[start]

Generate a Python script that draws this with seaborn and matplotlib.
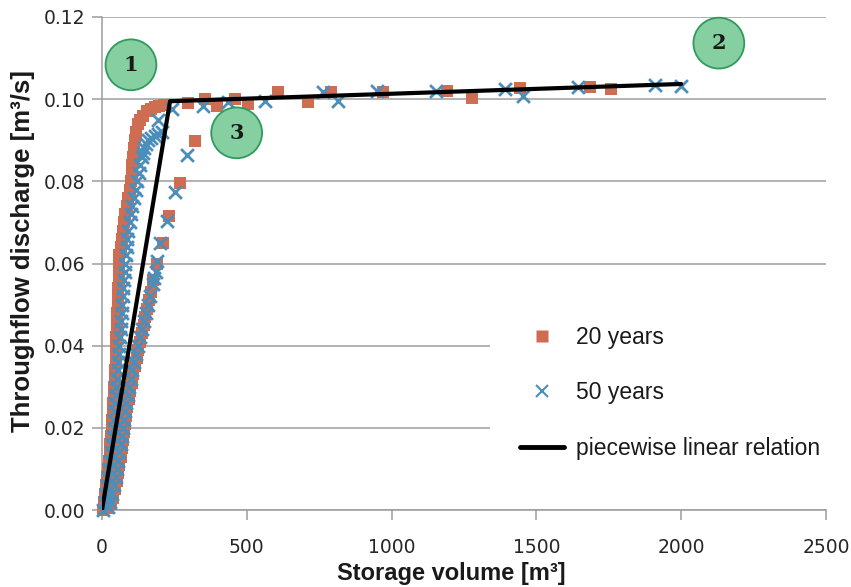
import matplotlib
matplotlib.use("Agg")
import matplotlib.pyplot as plt
from matplotlib.lines import Line2D
import pandas as pd
import seaborn as sns

# ---------------- data ----------------
# 20 years series (storage volume m3, discharge m3/s)
vol_20_rise = [2, 6, 10, 14, 18, 21, 24, 27, 29, 32, 34, 36, 38, 39, 41, 42, 44, 45, 47, 48,
               49, 50, 51, 52, 53, 54, 55, 56, 57, 58, 57, 60, 64, 68, 72, 76, 81, 86, 91, 96,
               100, 102, 105, 108, 111, 114, 118, 124, 130, 142, 155, 168, 182, 198, 215]
q_20_rise = [0.000, 0.002, 0.004, 0.006, 0.008, 0.010, 0.012, 0.014, 0.016, 0.018, 0.020,
             0.022, 0.024, 0.026, 0.028, 0.030, 0.032, 0.034, 0.036, 0.038, 0.040, 0.042,
             0.044, 0.046, 0.048, 0.050, 0.052, 0.054, 0.056, 0.058, 0.060, 0.062, 0.064,
             0.066, 0.068, 0.070, 0.072, 0.074, 0.076, 0.078, 0.080, 0.082, 0.084, 0.086,
             0.088, 0.090, 0.092, 0.094, 0.095, 0.096, 0.097, 0.0975, 0.098, 0.0983, 0.0986]
vol_20_plateau = [297, 355, 397, 459, 503, 607, 712, 790, 972, 1193, 1279, 1445, 1686, 1759]
q_20_plateau = [0.0991, 0.1000, 0.0983, 0.1000, 0.0988, 0.1017, 0.0994, 0.1017, 0.1017,
                0.1020, 0.1003, 0.1027, 0.1030, 0.1025]
vol_20_fall = [320, 269, 231, 210, 190, 176, 168, 162, 156, 150, 144, 138, 132, 126, 120, 114,
               108, 102, 97, 92, 88, 84, 80, 76, 72, 68, 64, 60, 56, 51, 45, 38, 30, 22]
q_20_fall = [0.0898, 0.0795, 0.0715, 0.065, 0.060, 0.056, 0.053, 0.051, 0.049, 0.047, 0.045,
             0.043, 0.041, 0.039, 0.037, 0.035, 0.033, 0.031, 0.029, 0.027, 0.025, 0.023,
             0.021, 0.019, 0.017, 0.015, 0.013, 0.011, 0.009, 0.007, 0.005, 0.003, 0.0015, 0.0005]

# 50 years series
vol_50_rise = [4, 9, 13, 17, 21, 25, 28, 31, 34, 37, 40, 42, 44, 46, 48, 50, 52, 54, 56, 58,
               60, 62, 64, 66, 68, 70, 72, 74, 76, 78, 80, 82, 85, 88, 91, 95, 100, 105, 110,
               116, 122, 127, 132, 137, 141, 146, 152, 160, 170, 182, 195, 208]
q_50_rise = [0.000, 0.002, 0.004, 0.006, 0.008, 0.010, 0.012, 0.014, 0.016, 0.018, 0.020,
             0.022, 0.024, 0.026, 0.028, 0.030, 0.032, 0.034, 0.036, 0.038, 0.040, 0.042,
             0.044, 0.046, 0.048, 0.050, 0.052, 0.054, 0.056, 0.058, 0.060, 0.062, 0.064,
             0.066, 0.068, 0.070, 0.072, 0.074, 0.076, 0.078, 0.080, 0.082, 0.084, 0.086,
             0.087, 0.088, 0.089, 0.090, 0.0905, 0.091, 0.0915, 0.092]
vol_50_plateau = [195, 240, 348, 434, 562, 762, 814, 948, 1155, 1390, 1455, 1645, 1910, 2000]
q_50_plateau = [0.0950, 0.0975, 0.0983, 0.0993, 0.0996, 0.1017, 0.0996, 0.1020, 0.1020,
                0.1025, 0.1008, 0.1030, 0.1035, 0.1032]
vol_50_fall = [292, 252, 224, 200, 190, 178, 185, 176, 166, 158, 151, 144, 137, 130, 123, 117,
               111, 105, 99, 94, 89, 84, 80, 76, 72, 68, 64, 60, 56, 52, 47, 42, 36, 29, 21]
q_50_fall = [0.0864, 0.0773, 0.0703, 0.065, 0.0605, 0.0565, 0.058, 0.055, 0.052, 0.050, 0.048,
             0.046, 0.044, 0.042, 0.040, 0.038, 0.036, 0.034, 0.032, 0.030, 0.028, 0.026,
             0.024, 0.022, 0.020, 0.018, 0.016, 0.014, 0.012, 0.010, 0.008, 0.006, 0.004,
             0.002, 0.0007]

# piecewise linear relation
line_vol = [0, 235, 2000]
line_q = [0.0, 0.0995, 0.1037]

x_ticks = [0, 500, 1000, 1500, 2000, 2500]
y_ticks = [0.00, 0.02, 0.04, 0.06, 0.08, 0.10, 0.12]
legend_labels = ["20 years", "50 years", "piecewise linear relation"]
circle_labels = ["1", "2", "3"]

# ---------------- style ----------------
C20 = "#CF6D53"
C50 = "#4A8EBB"
GRID = "#9c9c9c"

sns.set_style("white")
plt.rcParams["font.family"] = ["DejaVu Sans"]

fig, ax = plt.subplots(figsize=(8.51, 5.87), dpi=100)
fig.subplots_adjust(left=102 / 851, right=826 / 851, bottom=1 - 510 / 587, top=1 - 17 / 587)

df20 = pd.DataFrame({"vol": vol_20_rise + vol_20_plateau + vol_20_fall,
                     "q": q_20_rise + q_20_plateau + q_20_fall})
df50 = pd.DataFrame({"vol": vol_50_rise + vol_50_plateau + vol_50_fall,
                     "q": q_50_rise + q_50_plateau + q_50_fall})

sns.scatterplot(data=df20, x="vol", y="q", marker="s", s=68, color=C20, linewidth=0,
                ax=ax, clip_on=False, zorder=3, legend=False)
sns.scatterplot(data=df50, x="vol", y="q", marker="x", s=85, color=C50, linewidth=2.0,
                ax=ax, clip_on=False, zorder=4, legend=False)
sns.lineplot(x=line_vol, y=line_q, color="black", lw=3, ax=ax, zorder=5, legend=False)

ax.set_xlim(0, 2500)
ax.set_ylim(0, 0.12)
ax.set_xticks(x_ticks)
ax.set_xticklabels([str(t) for t in x_ticks])
ax.set_yticks(y_ticks)
ax.set_yticklabels([f"{t:.2f}" for t in y_ticks])

ax.set_axisbelow(True)
ax.yaxis.grid(True, color=GRID, lw=1.1)
ax.xaxis.grid(False)
for s in ["top", "right"]:
    ax.spines[s].set_visible(False)
for s in ["left", "bottom"]:
    ax.spines[s].set_color(GRID)
    ax.spines[s].set_linewidth(1.1)

ax.tick_params(axis="both", direction="out", length=7, width=1.1, color=GRID,
               labelsize=13.5, labelcolor="#262626")
ax.tick_params(axis="x", pad=13)
ax.tick_params(axis="y", pad=5)
ax.tick_params(axis="y", left=True)
ax.tick_params(axis="x", bottom=True)

ax.set_xlabel("Storage volume [m³]", family=["Liberation Sans", "DejaVu Sans"],
              weight="bold", size=17, color="#1a1a1a")
ax.set_ylabel("Throughflow discharge [m³/s]", family=["Liberation Sans", "DejaVu Sans"],
              weight="bold", size=18.5, color="#1a1a1a")
ax.xaxis.set_label_coords(0.483, -0.105)
ax.yaxis.set_label_coords(-0.092, 0.525)

handles = [Line2D([], [], marker="s", ls="none", color=C20, markersize=9, mec="none"),
           Line2D([], [], marker="x", ls="none", color=C50, markersize=9, mew=1.5),
           Line2D([], [], color="black", lw=3.5)]
leg = ax.legend(handles, legend_labels, loc="upper left",
                bbox_to_anchor=(490 / 851, 1 - 296 / 587), bbox_transform=fig.transFigure,
                frameon=True, fancybox=False, edgecolor="none", facecolor="white", framealpha=1,
                prop=dict(family=["Liberation Sans", "DejaVu Sans"], size=16.5),
                labelspacing=1.42, handlelength=1.95, handletextpad=0.5, borderpad=1.3,
                borderaxespad=0)
leg.set_zorder(10)
for t in leg.get_texts():
    t.set_color("#1a1a1a")

circle_pos = [(0.040, 0.903), (0.852, 0.947), (0.186, 0.765)]
for txt, (fx, fy) in zip(circle_labels, circle_pos):
    ax.text(fx, fy, txt, transform=ax.transAxes, ha="center", va="center",
            fontsize=15, fontweight="bold", family=["DejaVu Serif"], color="#1a1a1a",
            bbox=dict(boxstyle="circle,pad=0.74", fc="#86CFA0", ec="#2F9A5E", lw=1.3),
            zorder=6)

fig.savefig("out.png", dpi=100)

[end]

Reproduce the data above word for word from its first line through the line that holds "import seaborn as sns", both ends included; skip pictures.

Written solution →
Generate a Python script that draws this with seaborn and matplotlib.
import matplotlib
matplotlib.use("Agg")
import matplotlib.pyplot as plt
from matplotlib.lines import Line2D
import pandas as pd
import seaborn as sns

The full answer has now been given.